If you decide to fully rewrite your application you are going to have two versions of the product which limits your ability to deliver new features to customers and greatly increases your risk of blowing-up your company.

Support

Related, a rewrite necessarily means you will have multiple versions in the wild and this means that you will have multiple versions of the product to support. In the simplest case, you have two versions: V1 and V2. As you're rewriting the new application you are going to have customers on both the old and the new version of the product which means that you have doubled the complexity of supporting your customers. In short, a rewrite increases the operational complexity of your business by at least a factor of 2.

Security

When you have two versions, the likelihood that you have a catastrophic security incident increases significantly. This is because while you're busy trying to get V2 to parity with V1, you're not going to be paying any attention to the older version. However, technology never sits still and as time goes on, the V1 of your product becomes a larger attack vector. Maybe the product is built on an end-of-life operating system. Perhaps all your alerting and monitoring tooling is built for the new product and you aren't even monitoring the old product. Either way, having two versions presents a security concern which should make you think twice about a stop-the-world rewrite.

Software and Complexity

It's cliché to say, but software is the definition of a complex system. In his essay "How Complex Systems Fail", Dr. Richard Cook of the University of Chicago runs through the way in which complex systems in the medical field can fail. However, this framework also has purchase when thinking about areas outside medicine.
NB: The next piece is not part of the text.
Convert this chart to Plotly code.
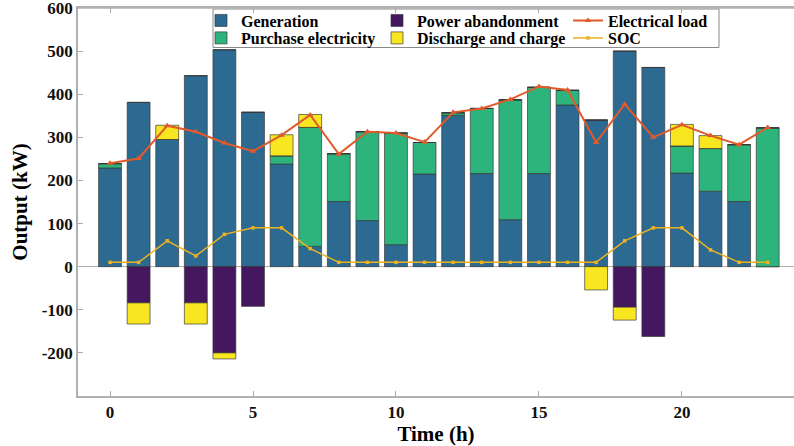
import plotly.graph_objects as go

hours = list(range(24))
generation = [229, 381, 295, 443, 503, 358, 238, 47, 151, 107, 51, 215, 351, 216, 109, 216, 375, 340, 500, 462, 217, 175, 151, 0]
purchase = [10, 0, 0, 0, 0, 0, 19, 276, 111, 206, 259, 73, 6, 151, 278, 200, 34, 0, 0, 0, 63, 99, 132, 322]
abandonment = [0, -84, 0, -84, -200, -92, 0, 0, 0, 0, 0, 0, 0, 0, 0, 0, 0, 0, -94, -162, 0, 0, 0, 0]
discharge_charge = [0, -49, 33, -49, -14, 0, 49, 30, 0, 0, 0, 0, 0, 0, 0, 0, 0, -54, -30, 0, 50, 30, 0, 0]
electrical_load = [240, 251, 327, 313, 287, 268, 305, 352, 261, 313, 310, 289, 358, 367, 388, 418, 410, 288, 377, 300, 329, 304, 283, 323]
soc = [10, 10, 60, 25, 75, 90, 90, 42, 10, 10, 10, 10, 10, 10, 10, 10, 10, 10, 60, 90, 90, 39, 10, 10]

x_tickvals = [0, 5, 10, 15, 20]
y_tickvals = [-200, -100, 0, 100, 200, 300, 400, 500, 600]
y_ticktext = ["-200", "-100", "0", "100", "200", "300", "400", "500", "600"]

FONT = "Liberation Serif"
edge = dict(color="rgba(55,55,55,0.85)", width=0.8)

fig = go.Figure()
fig.add_trace(go.Bar(x=hours, y=generation, name="Generation", marker=dict(color="#2C6A92", line=edge), width=0.8, legend="legend"))
fig.add_trace(go.Bar(x=hours, y=purchase, name="Purchase electricity", marker=dict(color="#2DB47C", line=edge), width=0.8, legend="legend2"))
fig.add_trace(go.Bar(x=hours, y=abandonment, name="Power abandonment", marker=dict(color="#45175E", line=edge), width=0.8, legend="legend3"))
fig.add_trace(go.Bar(x=hours, y=discharge_charge, name="Discharge and charge", marker=dict(color="#F8E620", line=edge), width=0.8, legend="legend4"))
fig.add_trace(go.Scatter(x=hours, y=electrical_load, name="Electrical load", mode="lines+markers",
                         line=dict(color="#E05A2B", width=2), marker=dict(symbol="triangle-up", size=6, color="#E05A2B"), legend="legend5"))
fig.add_trace(go.Scatter(x=hours, y=soc, name="SOC", mode="lines+markers",
                         line=dict(color="#EDB120", width=1.5), marker=dict(symbol="square", size=3.5, color="#EDB120"), legend="legend6"))
for tr in fig.data:
    tr.showlegend = True

leg_font = dict(family=FONT, size=16, color="black", weight="bold")
common = dict(bgcolor="rgba(0,0,0,0)", borderwidth=0, font=leg_font, xanchor="left", yanchor="middle",
              orientation="v", itemwidth=30, tracegroupgap=0, visible=True)


def px_x(X):
    return (X - 78) / 716


def px_y(Y):
    return (396 - Y) / 388


row1, row2 = px_y(20.5), px_y(38)
col1, col2, col3 = px_x(201), px_x(377), px_x(568)

fig.update_layout(
    showlegend=True,
    barmode="relative",
    bargap=0.2,
    width=794, height=446,
    margin=dict(l=78, r=0, t=8, b=50, autoexpand=False),
    paper_bgcolor="white", plot_bgcolor="white",
    font=dict(family=FONT, color="black"),
    legend=dict(x=col1, y=row1, **common),
    legend2=dict(x=col1, y=row2, **common),
    legend3=dict(x=col2, y=row1, **common),
    legend4=dict(x=col2, y=row2, **common),
    legend5=dict(x=col3, y=row1, **common),
    legend6=dict(x=col3, y=row2, **common),
    shapes=[
        dict(type="rect", xref="paper", yref="paper", x0=px_x(213), x1=px_x(719),
             y0=px_y(47.5), y1=px_y(9),
             line=dict(color="#8a8a8a", width=1), fillcolor="white", layer="below"),
        dict(type="line", xref="paper", yref="paper", x0=0, x1=1, y0=1, y1=1,
             line=dict(color="#b0b0b0", width=1.5), layer="above"),
    ],
    xaxis=dict(range=[-1.12, 23.92], tickvals=x_tickvals, ticks="inside", ticklen=5, tickcolor="#aaaaaa",
               showline=True, linecolor="#b0b0b0", linewidth=1.5, mirror="ticks", showgrid=False, zeroline=False,
               automargin=False, ticklabeloverflow="allow",
               tickfont=dict(family=FONT, size=17, color="#111", weight="bold"),
               title=dict(text="Time (h)", font=dict(family=FONT, size=21, color="black", weight="bold"), standoff=2)),
    yaxis=dict(range=[-300, 600], tickvals=y_tickvals, ticktext=y_ticktext, ticks="inside", ticklen=5, tickcolor="#aaaaaa",
               showline=True, linecolor="#b0b0b0", linewidth=1.5, mirror=False, showgrid=False,
               zeroline=True, zerolinecolor="#b0b0b0", zerolinewidth=1.2, automargin=False, ticklabeloverflow="allow",
               tickfont=dict(family=FONT, size=17, color="#111", weight="bold"),
               title=dict(text="Output (kW)", font=dict(family=FONT, size=21, color="black", weight="bold"), standoff=8)),
)

fig.write_html("out.html")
Cook notes that "The complexity of these systems makes it impossible for them to run without multiple flaws being present." In other words, there are going to be bugs. "A corollary to the preceding point" he writes, "is that complex systems run as broken systems. The system continues to function because it contains so many redundancies and because people can make it function, despite the presence of many flaws."

The takeaway is clear: your application is going to have flaws and as a general matter, it's always better to deal with the devil you know rather than the devil you don't. When you rewrite, you throw out years of accumulated knowledge around bugs/testing, you pause new feature development for at least a year, and you increase the operational complexity of your business by at least 2x.

Despite the seductive siren song of tossing your current codebase and rewriting your application, this remains the worst strategic mistake you can make. More prudent is to tie yourself to your messy, flawed codebase. Refactor and incrementally improve? Absolutely. But rewriting should be the last thing you consider.